Sarah McBride has won her election in Delaware to be sworn in January 3 as the first openly transgender member of Congress in U.S. history. She will become the highest-ranking trans public official nationwide and the first openly trans person elected to any federal office.
She did the same in January 2021 when she became the country’s first openly transgender state senator. (There are a few others now.) She’s achieved other firsts in her career: the first openly trans person to work at the White House when she interned for the Obama administration starting in 2012 and the first openly trans person to ever speak at a major party’s national convention when she spoke at the 2016 Democratic National Convention.
At the age of just 34, she is the youngest elected official Delaware has sent to Washington since Joe Biden—a friend of McBride’s—in 1972.
McBride is one of over 130 transgender, nonbinary, gender non-conforming, and Two-Spirit running for office this year, according to a report from the Victory Fund.
McBride easily won her election by 15 points in a heavily Democratic area against political newcomer Republican John Walen.
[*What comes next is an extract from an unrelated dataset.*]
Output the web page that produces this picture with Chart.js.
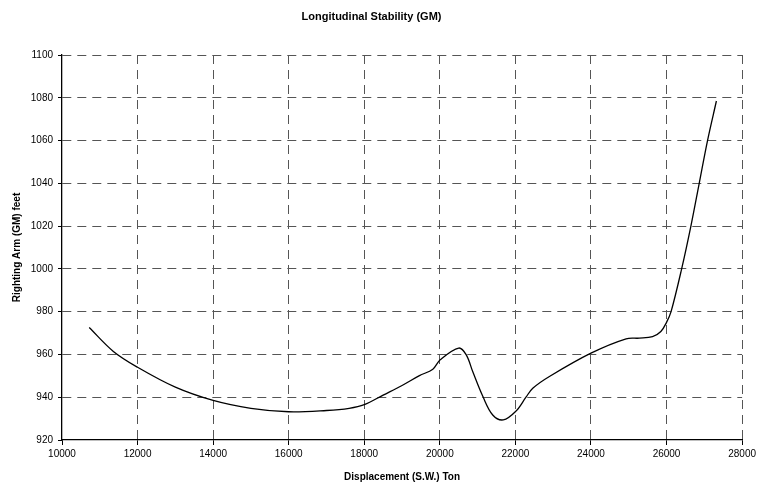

Her victory is cause for celebration in an election dominated by anti-trans rhetoric and ads.
“Delaware has sent the message loud and clear that we must be a country that protects reproductive freedom, that guarantees paid leave and affordable child care for all our families, that ensures that housing and health care are available to everyone and that this is a democracy that is big enough for all of us,” McBride wrote on her social media channels when claiming victory as the Associated Press called the race.